Robust video-based vehicle speed estimation for occluded scenes for forensic analysis of traffic accidents
摘要
Accurate vehicle speed estimation is essential for forensic traffic accident reconstruction, yet conventional video-based methods typically require prior camera calibration or spatial road data. This study introduces a modular framework that estimates vehicle speed from fixed-camera footage even when parts of the vehicle trajectory are completely occluded, without any prior information about the camera or accident scene. The framework integrates SiamRPN-based single-vehicle tracking with Kalman filtering to handle occlusions and uses Mask R-CNN instance segmentation to extract wheel centers. It then applies a smoothed unscented Kalman filter to predict occluded wheel coordinates and computes vehicle speed from the geometric cross-ratio—a perspective-invariant distance ratio—combined with known wheelbase specifications. Validation across three settings demonstrated high accuracy: simulations on straight and curved roads yielded maximum errors of 0.30 km/h and 1.70 km/h, respectively; real vehicle tests achieved errors of 0.41 km/h under constant-speed driving and 0.57 km/h during acceleration; and actual accident case studies produced errors of 0.49–3.05 km/h compared with field measurements.
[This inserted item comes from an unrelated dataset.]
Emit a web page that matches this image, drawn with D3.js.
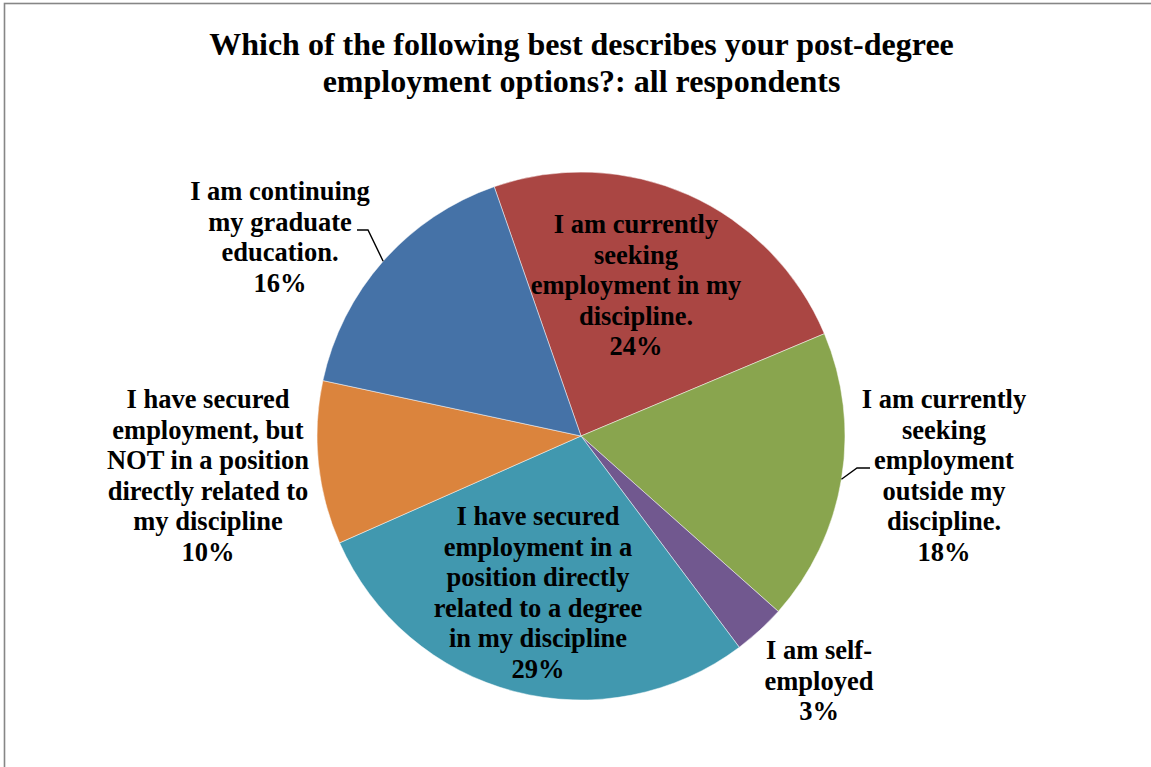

Unlike existing approaches that provide only point or interval estimates, the proposed framework generates continuous speed profiles throughout the accident sequence, enabling dynamic analysis of driver behavior such as acceleration, deceleration, and braking response. When vehicle specifications are available, this approach delivers legally defensible speed estimates from readily available video evidence, significantly improving the precision and practical utility of forensic accident reconstruction.